Using this framework, we can see that an “internalized” bias is not a personal issue. It emerges when 1) people engage in a process suggestive of stereotypes and 2) when that process is also shrouded in mystery. Bowles shows that people who are, or believe they are, “in the know” are comfortable negotiating for better pay or status or conditions, whether they are female or male. And, whether you are male or female, believing that you are any kind of outsider puts you at greater risk, in these situations, of being gripped by an unentitled mindset.

Ambiguity gives rise to self-doubt, and de-mystification — information about the procedure, parameters, and process — yields confidence.

Unentitled mindset has another dimension, too. It is a response to the rigid template of the entitled worker as someone who can give everything to an employer and work all hours — someone who doesn’t carry the mental load of domestic and family organization. It arises from lower expectations of those who request flexible hours, or who leave the office at a pre-arranged time. In other words, if you don’t have someone like a wife as a personal partner, you are less likely to be seen as a leader and to become as a full partner in your workplace. Witnessing these attitudes in a workplace could reinforce the unentitled mindset.

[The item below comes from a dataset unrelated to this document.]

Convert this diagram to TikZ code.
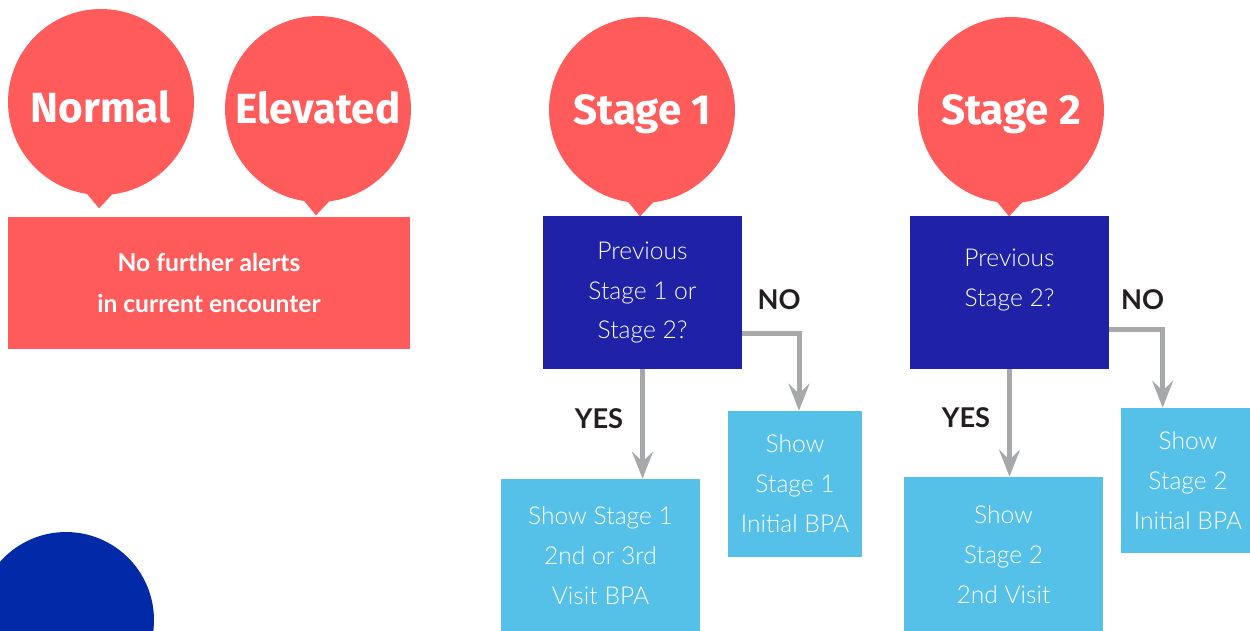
\documentclass[tikz,border=0pt]{standalone}
\usepackage{fontspec}
\setmainfont{Lato}
\newfontfamily\thinfont{Lato Light}
\newfontfamily\bubblefont{Fira Sans}
\usetikzlibrary{arrows.meta,positioning,calc}
\definecolor{alertred}{HTML}{FF5B5B}
\definecolor{deepblue}{HTML}{1F22A6}
\definecolor{skyblue}{HTML}{56C1E8}
\definecolor{royal}{HTML}{022AA8}
\definecolor{flowgray}{HTML}{A7A8AA}
\definecolor{ink}{HTML}{231F20}
\tikzset{
  bubble/.style={circle, fill=alertred, minimum size=3.72cm, inner sep=0pt, text height=0.58cm, text depth=0pt, text=white, font=\bubblefont\bfseries\fontsize{24}{28}\selectfont},
  qtext/.style={text=white, align=center, font=\thinfont\fontsize{14}{22.7}\selectfont},
  question/.style={rectangle, fill=deepblue, minimum width=3.98cm, minimum height=3.06cm, qtext},
  result/.style={rectangle, fill=skyblue, qtext},
  holdbox/.style={rectangle, fill=alertred, minimum width=8.04cm, minimum height=2.64cm, text=white, align=center, font=\bfseries\fontsize{14}{23.2}\selectfont},
  flow/.style={draw=flowgray, line width=0.1cm, -{Stealth[length=0.54cm,width=0.42cm,inset=0.2cm]}},
  answer/.style={text=ink, font=\bfseries\fontsize{15.5}{18}\selectfont},
}
\begin{document}
\begin{tikzpicture}[x=0.02cm, y=-0.02cm]
  \useasboundingbox (0,0) rectangle (1250,630);
  \fill[royal] (66,620) circle[radius=1.76cm];
  \foreach \n/\t/\x/\y/\d in {normal/Normal/101/102/3.5, elevated/Elevated/318/109/0, stageone/Stage 1/642/110/0, stagetwo/Stage 2/1011/110/0}{
    \node[bubble] (\n) at (\x,\y) {\raisebox{-\d pt}{\t}};
    \fill[alertred] ($(\n.south)+(-16,-4)$) -- ($(\n.south)+(14,-4)$) -- ($(\n.south)+(-2,13)$) -- cycle;
  }
  \node[holdbox] (nofurther) at (209,283) {No further alerts\\in current encounter};

  \node[question] (prevone) at (642.5,292.5) {Previous\\Stage 1 or\\Stage 2?};
  \node[question, label={[qtext, yshift=0.25cm]center:{Previous\\Stage 2?}}] (prevtwo) at (1009.5,292.5) {};

  \node[result, minimum width=3.98cm, minimum height=3.06cm] (showone) at (600.5,555.5) {Show Stage 1\\2nd or 3rd\\Visit BPA};
  \node[result, minimum width=2.68cm, minimum height=2.92cm] (initone) at (795,484) {Show\\Stage 1\\Initial BPA};
  \node[result, minimum width=3.98cm, minimum height=3.1cm] (showtwo) at (1003.5,554.5) {Show\\Stage 2\\2nd Visit};
  \node[result, minimum width=2.68cm, minimum height=2.9cm] (inittwo) at (1188,480.5) {Show\\Stage 2\\Initial BPA};

  \draw[flow] (prevone.south) -- (prevone.south |- showone.north) node[answer, midway, left=0.22cm, yshift=0.1cm] (yesone) {YES};
  \draw[flow] ([yshift=0.72cm]prevone.south east) -| ([xshift=0.08cm]initone.north) node[answer, pos=0.5, xshift=-0.4cm, yshift=0.68cm] (noone) {NO};
  \draw[flow] (prevtwo.south) -- (prevtwo.south |- showtwo.north) node[answer, midway, left=0.22cm, yshift=0.1cm] (yestwo) {YES};
  \draw[flow] ([yshift=0.8cm]prevtwo.south east) -| ([xshift=0.84cm]inittwo.north west) node[answer, pos=0.5, xshift=-0.4cm, yshift=0.6cm] (notwo) {NO};
\end{tikzpicture}
\end{document}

Clarifying the process of pay negotiation, and showing that this demonstration is a normal workplace activity, will go a long way to promoting equal opportunity. Flexing that rigid template of what an “entitled” worker looks like may be easier in the wake of the recent lockdowns, as remote working and domestic intrusions become mainstream. Many firms have been forced to be more imaginative in designing jobs and in recognising the many different forms leadership and talent take. But there is also the risk that, where people feel “grateful for just having a job,” the unentitled mindset will maintain its hold on those who are most entitled to ask for more.

References

1. Apter, Terri. 2021. Women at Work: Breaking Free of the Unentitled Mindset. The Female Lead.

2. Riley Bowles, Hannah. October 23, 2020. Hardwiring Gender Parity in the New Economy. Presentation to the World Economic Forum.